Freedom and Love
Occassionally, a share in the member forum is so beautifully simple, so clearly expressed, that I want non-members to be able to read it too. I'll take her name out since she didn't post this in the public area. This is fabulous:
"Lola, I just wanted to share an experience. I have been reading the book and taking the online classes for a little over a month now and I have had many of the blissful moments and probably many more of the "hairball" moments.But today I did something that amazed even me.
I am not the kind of girl who takes risk and when it comes to any and all emotions, I play with my hand pretty close to my chest (it would be fair to say that I probably ate the cards I was so afraid of them being seen).For awhile now, I have known that I am really in love with my boyfriend, but been far too afraid to tell him.So, tonight - after much hesitation, I finally told him & all he had to say was "Thanks".
The very fear that kept me from telling him, actually came true (most likely because I vibrated my little scared heart out until I created that reality - yes, we are that powerful) - the reason I feared it so much was that I thought it would devastate me & in the past it probably would have. But, today - after giving it the automatic 2 min. cry (I think there is something in the book about a fan that still oscillates for a while even after you unplug it) - I realized I wasn't really sad. I was liberated - and terribly proud of myself. My inner voice just kept telling me that it is never wrong to share love and my small self can't seem to come up with any strong arguments against that (surprising!). I am very pleased with the outcome and pleased that he knows I love him without any strings attached - it just is...and I couldn't be happier.
So...thanks Lola for the book...and much love to everyone.
Sweet Dreams!" (A member of the online course.)
You don't need any of what I'm about to say. You've got it! I'm just adding this for teaching purposes for all who read it who haven't had this particular liberation yet.
Isn't it interesting that in the old reality, his response would have been important. You would have called it "success" if his response matched your expectation and "failure" if it didn't.

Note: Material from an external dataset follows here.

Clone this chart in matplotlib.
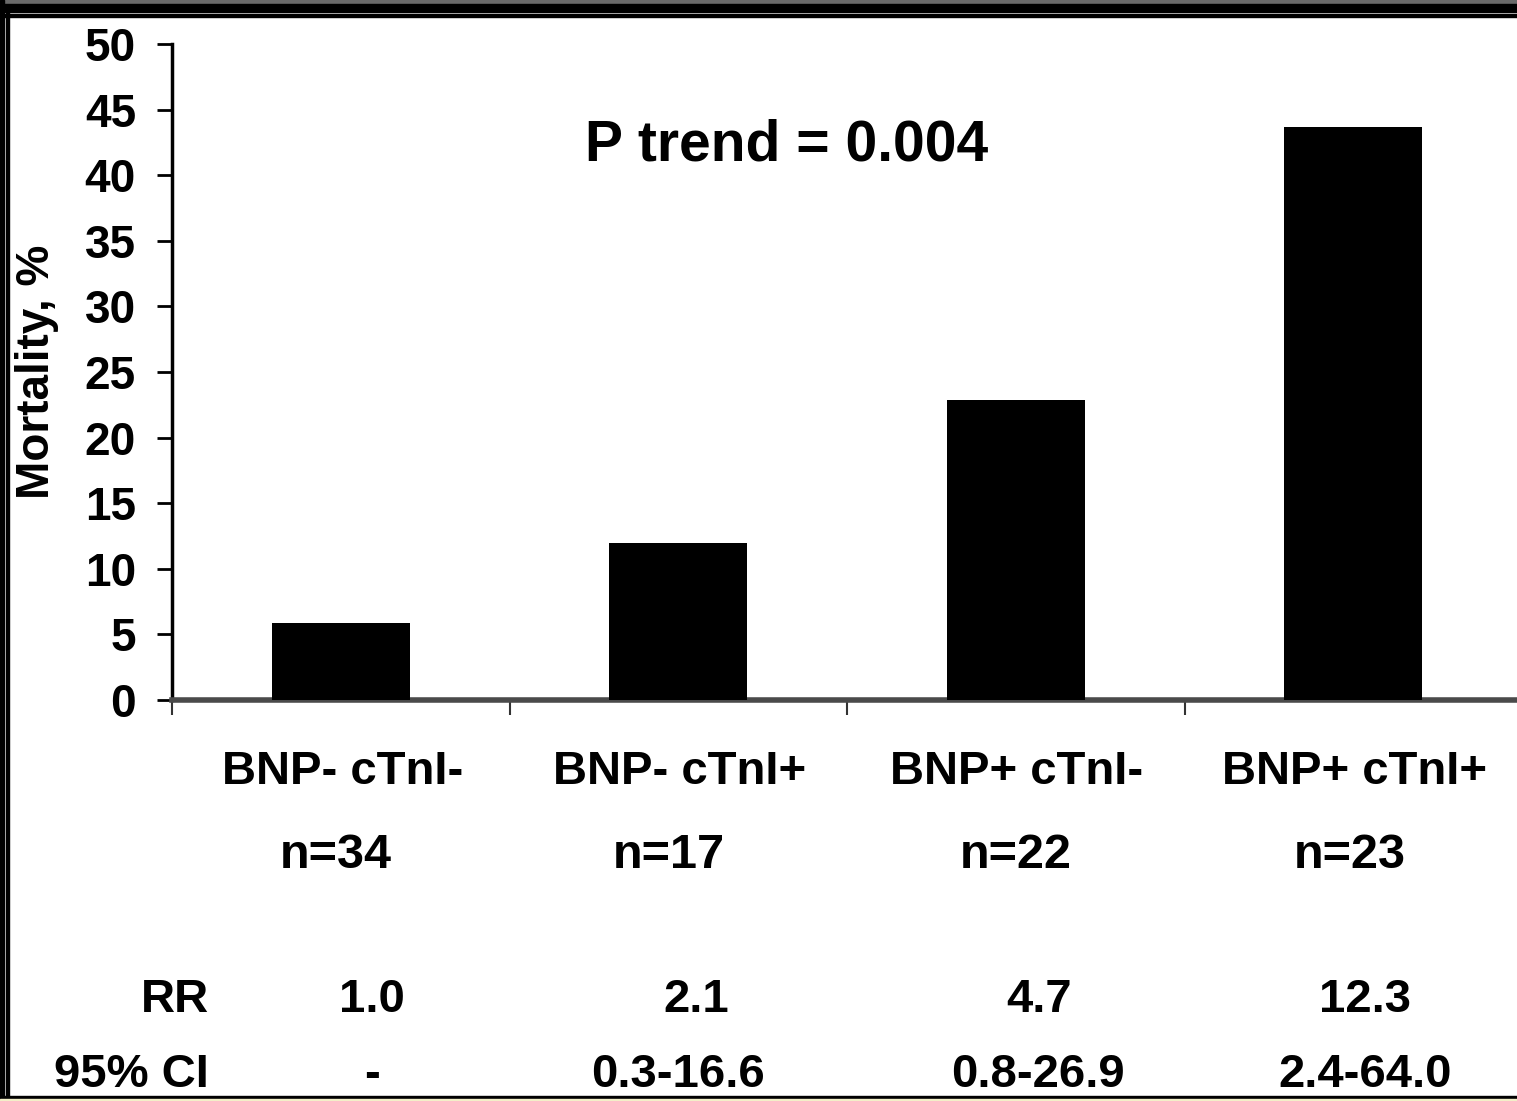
import matplotlib.pyplot as plt
import matplotlib.transforms as mtransforms
from matplotlib.patches import Rectangle
import numpy as np

# Chart data
groups = ["BNP- cTnI-", "BNP- cTnI+", "BNP+ cTnI-", "BNP+ cTnI+"]
counts = ["n=34", "n=17", "n=22", "n=23"]
mortality = [5.9, 12.0, 22.9, 43.7]
rr_values = ["1.0", "2.1", "4.7", "12.3"]
ci_values = ["-", "0.3-16.6", "0.8-26.9", "2.4-64.0"]
y_ticks = [0, 5, 10, 15, 20, 25, 30, 35, 40, 45, 50]
p_trend = "P trend = 0.004"

plt.rcParams['font.family'] = ['Liberation Sans', 'DejaVu Sans']
plt.rcParams['font.weight'] = 'bold'

W, H = 1517, 1101
fig = plt.figure(figsize=(W / 100, H / 100), dpi=100)
fig.patch.set_facecolor('white')

# Slide style frame round the picture
fig.patches.append(Rectangle((0, 1 - 4 / H), 1, 4 / H, transform=fig.transFigure,
                             color='#6a6a6a', zorder=0))
fig.patches.append(Rectangle((0, 1 - 12 / H), 1, 8 / H, transform=fig.transFigure,
                             color='black', zorder=0))
fig.patches.append(Rectangle((0, 1 - 17 / H), 1, 3 / H, transform=fig.transFigure,
                             color='black', zorder=0))
fig.patches.append(Rectangle((0, 0), 4 / W, 1, transform=fig.transFigure,
                             color='black', zorder=0))
fig.patches.append(Rectangle((6 / W, 0), 3 / W, 1 - 12 / H, transform=fig.transFigure,
                             color='black', zorder=0))
fig.patches.append(Rectangle((0, 2 / H), 1, 3 / H, transform=fig.transFigure,
                             color='black', zorder=0))
fig.patches.append(Rectangle((0, 0), 1, 2 / H, transform=fig.transFigure,
                             color='#f3efc8', zorder=0))

# Axes: left spine at 172 px, zero line at 700 px, top at 44 px
ax = fig.add_axes([172 / W, 1 - 700 / H, 1350 / W, 656 / H])
ax.set_facecolor('none')

x = np.arange(len(groups))
ax.bar(x, mortality, width=0.41, color='black', zorder=3)

ax.set_xlim(-0.5, len(groups) - 0.5)
ax.set_ylim(0, 50)
ax.set_yticks(y_ticks)
ax.set_yticklabels([str(t) for t in y_ticks], fontsize=33, fontweight='bold')
ax.tick_params(axis='y', direction='out', length=11, width=2, pad=15)

# Category boundaries as x ticks
ax.set_xticks(np.arange(len(groups) + 1) - 0.5)
ax.set_xticklabels([])
ax.tick_params(axis='x', direction='out', length=11, width=1.5, color='#333333')

ax.spines['top'].set_visible(False)
ax.spines['right'].set_visible(False)
ax.spines['left'].set_linewidth(2.5)
ax.spines['bottom'].set_linewidth(4)
ax.spines['bottom'].set_color('#4a4a4a')

ax.set_ylabel("Mortality, %", fontsize=33, fontweight='bold')
ax.yaxis.set_label_coords(-113 / 1350, 0.5)

ax.text(1.32, 42.3, p_trend, fontsize=41, fontweight='bold', ha='center', va='center')

# Text rows under the axis
trans = mtransforms.blended_transform_factory(ax.transData, fig.transFigure)
name_off = [0.005, 0.003, 0.003, 0.003]
n_off = [-0.015, -0.027, 0.0, -0.01]
rr_off = [0.092, 0.053, 0.07, 0.036]
ci_off = [0.092, 0.0, 0.065, 0.036]
for i in range(len(groups)):
    ax.text(x[i] + name_off[i], 1 - 772 / H, groups[i], transform=trans,
            fontsize=34, fontweight='bold', ha='center', va='center')
    ax.text(x[i] + n_off[i], 1 - 855 / H, counts[i], transform=trans,
            fontsize=35, fontweight='bold', ha='center', va='center')
    ax.text(x[i] + rr_off[i], 1 - 1000 / H, rr_values[i], transform=trans,
            fontsize=34, fontweight='bold', ha='center', va='center')
    ax.text(x[i] + ci_off[i], 1 - 1075 / H, ci_values[i], transform=trans,
            fontsize=34, fontweight='bold', ha='center', va='center')

fig.text(209 / W, 1 - 1000 / H, "RR", fontsize=34, fontweight='bold',
         ha='right', va='center')
fig.text(209 / W, 1 - 1075 / H, "95% CI", fontsize=34, fontweight='bold',
         ha='right', va='center')

fig.savefig("out.png", dpi=100)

In the new reality you call it success that your inner balance and centeredness is now in your control. That's the real prize. Your self worth is the other real prize. I don't know how your relationship will work out. What I'm so happy about is that you will be fine.... no, make that wonderful... no matter how this or any relationship goes. That's freedom.
And... coughing up hairballs are just signs that:
a. you have gotten slightly out of alignment with your Large Self, and/or
b. some old vibration is moving (yay!).... and moving means it's speeding up, going back up to the top of the scale where it feels better and where your Large Self is.

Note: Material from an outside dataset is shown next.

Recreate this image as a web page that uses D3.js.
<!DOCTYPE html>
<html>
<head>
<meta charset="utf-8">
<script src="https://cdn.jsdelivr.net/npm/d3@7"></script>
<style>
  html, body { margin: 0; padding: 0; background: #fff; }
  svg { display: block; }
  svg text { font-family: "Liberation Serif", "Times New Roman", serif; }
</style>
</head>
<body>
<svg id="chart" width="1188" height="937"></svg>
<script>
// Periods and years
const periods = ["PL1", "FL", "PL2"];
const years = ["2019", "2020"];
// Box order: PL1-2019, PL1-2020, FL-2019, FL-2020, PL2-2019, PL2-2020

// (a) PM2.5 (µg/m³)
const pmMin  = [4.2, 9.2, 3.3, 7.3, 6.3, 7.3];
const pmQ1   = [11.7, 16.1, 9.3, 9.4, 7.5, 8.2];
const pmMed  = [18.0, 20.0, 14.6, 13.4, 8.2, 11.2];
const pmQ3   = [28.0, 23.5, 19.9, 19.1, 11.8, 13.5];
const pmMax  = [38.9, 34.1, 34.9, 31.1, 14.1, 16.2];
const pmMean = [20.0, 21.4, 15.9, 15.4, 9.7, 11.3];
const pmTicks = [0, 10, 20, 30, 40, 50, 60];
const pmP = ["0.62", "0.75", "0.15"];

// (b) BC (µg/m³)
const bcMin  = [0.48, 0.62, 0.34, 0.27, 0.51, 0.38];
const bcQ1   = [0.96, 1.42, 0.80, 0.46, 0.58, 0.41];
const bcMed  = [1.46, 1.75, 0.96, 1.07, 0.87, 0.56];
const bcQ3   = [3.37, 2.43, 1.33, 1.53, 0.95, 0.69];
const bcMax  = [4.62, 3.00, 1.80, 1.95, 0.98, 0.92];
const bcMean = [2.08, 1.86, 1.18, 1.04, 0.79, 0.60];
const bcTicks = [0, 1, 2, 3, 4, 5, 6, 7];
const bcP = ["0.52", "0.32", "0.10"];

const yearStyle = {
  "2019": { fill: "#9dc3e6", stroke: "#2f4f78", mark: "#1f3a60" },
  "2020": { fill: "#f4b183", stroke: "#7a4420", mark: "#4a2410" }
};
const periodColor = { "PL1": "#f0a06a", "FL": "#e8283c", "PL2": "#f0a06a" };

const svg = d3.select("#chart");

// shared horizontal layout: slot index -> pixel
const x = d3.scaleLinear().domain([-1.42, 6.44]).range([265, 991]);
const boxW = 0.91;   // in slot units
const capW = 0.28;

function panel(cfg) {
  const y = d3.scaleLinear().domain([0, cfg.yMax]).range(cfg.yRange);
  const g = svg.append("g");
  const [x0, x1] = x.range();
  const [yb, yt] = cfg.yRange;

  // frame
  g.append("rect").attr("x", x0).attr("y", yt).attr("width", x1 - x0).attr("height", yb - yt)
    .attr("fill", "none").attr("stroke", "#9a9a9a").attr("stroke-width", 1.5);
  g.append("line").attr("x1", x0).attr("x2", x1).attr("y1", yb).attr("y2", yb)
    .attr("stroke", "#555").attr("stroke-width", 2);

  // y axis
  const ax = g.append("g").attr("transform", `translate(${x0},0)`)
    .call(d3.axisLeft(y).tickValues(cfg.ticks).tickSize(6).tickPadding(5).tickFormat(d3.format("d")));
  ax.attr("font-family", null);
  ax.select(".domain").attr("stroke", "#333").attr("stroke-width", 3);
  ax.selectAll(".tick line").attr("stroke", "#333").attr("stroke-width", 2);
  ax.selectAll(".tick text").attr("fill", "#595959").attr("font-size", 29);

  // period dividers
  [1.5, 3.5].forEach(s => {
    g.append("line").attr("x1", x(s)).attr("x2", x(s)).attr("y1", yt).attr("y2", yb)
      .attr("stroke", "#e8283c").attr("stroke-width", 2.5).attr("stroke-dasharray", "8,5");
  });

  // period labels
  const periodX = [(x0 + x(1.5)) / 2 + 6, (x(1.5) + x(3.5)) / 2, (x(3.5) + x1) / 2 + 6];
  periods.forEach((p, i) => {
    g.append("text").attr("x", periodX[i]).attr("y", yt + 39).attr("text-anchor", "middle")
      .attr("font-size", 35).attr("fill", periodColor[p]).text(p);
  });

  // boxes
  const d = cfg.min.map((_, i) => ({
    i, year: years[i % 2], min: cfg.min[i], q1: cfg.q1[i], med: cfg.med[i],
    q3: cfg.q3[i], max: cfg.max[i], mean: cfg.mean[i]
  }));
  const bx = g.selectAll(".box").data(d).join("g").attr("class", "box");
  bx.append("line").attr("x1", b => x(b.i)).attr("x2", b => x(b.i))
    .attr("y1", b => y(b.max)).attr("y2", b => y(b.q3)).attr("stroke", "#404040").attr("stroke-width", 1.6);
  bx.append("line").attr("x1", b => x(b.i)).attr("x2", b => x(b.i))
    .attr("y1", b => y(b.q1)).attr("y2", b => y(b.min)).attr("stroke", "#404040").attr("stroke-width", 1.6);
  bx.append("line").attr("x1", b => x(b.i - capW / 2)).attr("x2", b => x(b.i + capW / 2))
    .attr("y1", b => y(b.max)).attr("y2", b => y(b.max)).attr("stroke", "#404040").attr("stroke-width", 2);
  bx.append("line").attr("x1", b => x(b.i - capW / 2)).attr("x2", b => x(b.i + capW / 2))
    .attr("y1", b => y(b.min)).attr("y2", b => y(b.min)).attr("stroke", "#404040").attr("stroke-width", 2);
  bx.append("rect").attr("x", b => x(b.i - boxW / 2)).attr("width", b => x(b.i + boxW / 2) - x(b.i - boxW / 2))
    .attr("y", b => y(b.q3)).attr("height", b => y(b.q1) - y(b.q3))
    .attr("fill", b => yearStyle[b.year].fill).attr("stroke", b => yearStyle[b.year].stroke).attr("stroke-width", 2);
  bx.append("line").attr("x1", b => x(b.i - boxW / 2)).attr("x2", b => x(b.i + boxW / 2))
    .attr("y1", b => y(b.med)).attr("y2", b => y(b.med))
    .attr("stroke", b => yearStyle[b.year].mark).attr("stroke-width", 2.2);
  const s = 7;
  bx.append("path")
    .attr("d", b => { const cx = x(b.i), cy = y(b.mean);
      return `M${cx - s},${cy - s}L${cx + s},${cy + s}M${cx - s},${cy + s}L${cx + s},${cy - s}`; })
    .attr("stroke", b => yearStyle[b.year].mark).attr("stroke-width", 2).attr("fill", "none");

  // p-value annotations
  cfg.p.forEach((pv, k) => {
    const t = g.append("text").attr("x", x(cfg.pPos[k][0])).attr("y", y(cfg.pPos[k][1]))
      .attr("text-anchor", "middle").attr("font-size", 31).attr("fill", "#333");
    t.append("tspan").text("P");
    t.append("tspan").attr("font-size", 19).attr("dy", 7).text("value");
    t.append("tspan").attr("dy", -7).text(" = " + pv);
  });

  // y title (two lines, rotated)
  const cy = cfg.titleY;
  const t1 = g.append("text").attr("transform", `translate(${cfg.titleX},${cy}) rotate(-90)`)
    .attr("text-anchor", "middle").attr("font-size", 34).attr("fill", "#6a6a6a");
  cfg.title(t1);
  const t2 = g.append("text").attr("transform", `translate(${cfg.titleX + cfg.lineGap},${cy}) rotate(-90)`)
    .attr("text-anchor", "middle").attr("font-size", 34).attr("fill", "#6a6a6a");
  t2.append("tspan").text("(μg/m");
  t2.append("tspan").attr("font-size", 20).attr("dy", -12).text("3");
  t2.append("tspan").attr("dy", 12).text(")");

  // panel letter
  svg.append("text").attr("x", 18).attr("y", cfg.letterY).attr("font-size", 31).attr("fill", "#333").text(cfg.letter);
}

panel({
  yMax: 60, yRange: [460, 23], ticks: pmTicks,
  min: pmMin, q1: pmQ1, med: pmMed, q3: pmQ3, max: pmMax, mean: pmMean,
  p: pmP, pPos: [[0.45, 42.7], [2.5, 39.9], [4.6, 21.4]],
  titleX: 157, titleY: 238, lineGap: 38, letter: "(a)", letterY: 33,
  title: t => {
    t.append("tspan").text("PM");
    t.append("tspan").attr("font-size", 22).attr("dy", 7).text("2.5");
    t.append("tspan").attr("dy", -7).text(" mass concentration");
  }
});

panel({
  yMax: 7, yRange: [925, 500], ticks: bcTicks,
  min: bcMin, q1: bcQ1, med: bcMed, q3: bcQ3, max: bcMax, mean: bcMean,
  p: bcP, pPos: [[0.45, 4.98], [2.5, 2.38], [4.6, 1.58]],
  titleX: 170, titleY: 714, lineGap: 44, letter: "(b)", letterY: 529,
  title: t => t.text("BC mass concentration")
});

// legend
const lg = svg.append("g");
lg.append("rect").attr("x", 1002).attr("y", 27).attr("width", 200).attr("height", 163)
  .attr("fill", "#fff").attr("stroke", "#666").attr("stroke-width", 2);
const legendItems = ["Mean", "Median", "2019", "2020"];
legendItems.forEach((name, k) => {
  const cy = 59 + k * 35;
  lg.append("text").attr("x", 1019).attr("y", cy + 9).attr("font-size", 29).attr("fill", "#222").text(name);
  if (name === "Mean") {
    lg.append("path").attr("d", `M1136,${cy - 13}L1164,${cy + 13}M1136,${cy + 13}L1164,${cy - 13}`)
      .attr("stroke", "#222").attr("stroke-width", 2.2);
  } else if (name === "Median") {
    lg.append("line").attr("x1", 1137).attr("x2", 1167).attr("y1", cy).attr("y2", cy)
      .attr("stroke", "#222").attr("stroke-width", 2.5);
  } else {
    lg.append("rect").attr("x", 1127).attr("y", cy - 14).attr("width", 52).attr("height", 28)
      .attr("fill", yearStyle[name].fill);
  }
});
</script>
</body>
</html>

I use the term hairball to get people to laugh at it instead of being so darn serious.
But soon you can graduate to just feeling whatever is..... no judgment of it, no expectation that it should ever stop.
You want to feel the negative emotions. You always want your instrument panel to read correctly when something is "off" kilter.... when you are not COMPLETELY aligned with your Large Self. How else would you navigate back home?
Your WANT the red light to come on when the oil is low.
I often joke now that I'm happier and more powerful on my worst day now than I used to be on my best day years ago. Years ago my good days had too much to do with how things were going "out there". If i didn't feel perfect, I thought there was something to be fixed. Now it's OK even to be "not feeling perfect". At least I know where I am and which way is up.
Of course it still feels good to have things go smooth, but it's not the end of the world if it doesn't. With lack of resistance, it gets smooth again faster!
The center of power is within, and whatever is happening in this physical world is just an ephemeral, beautiful, passing phenomenon.
Don't like it? It will pass. Do like it...... lol....... that will pass too!!!
And back to your original comment..... you got it exactly! The old slower vibration that you practiced so long did manifest. You even attracted a man that holds back his expressions of love! How perfect is that? But now even that is passing! The new experiences you attract will reflect this new, centered, grounded, loving being that you now know you are.
Things are going to evolve very quickly.
Ah, I can't express how wonderful this is.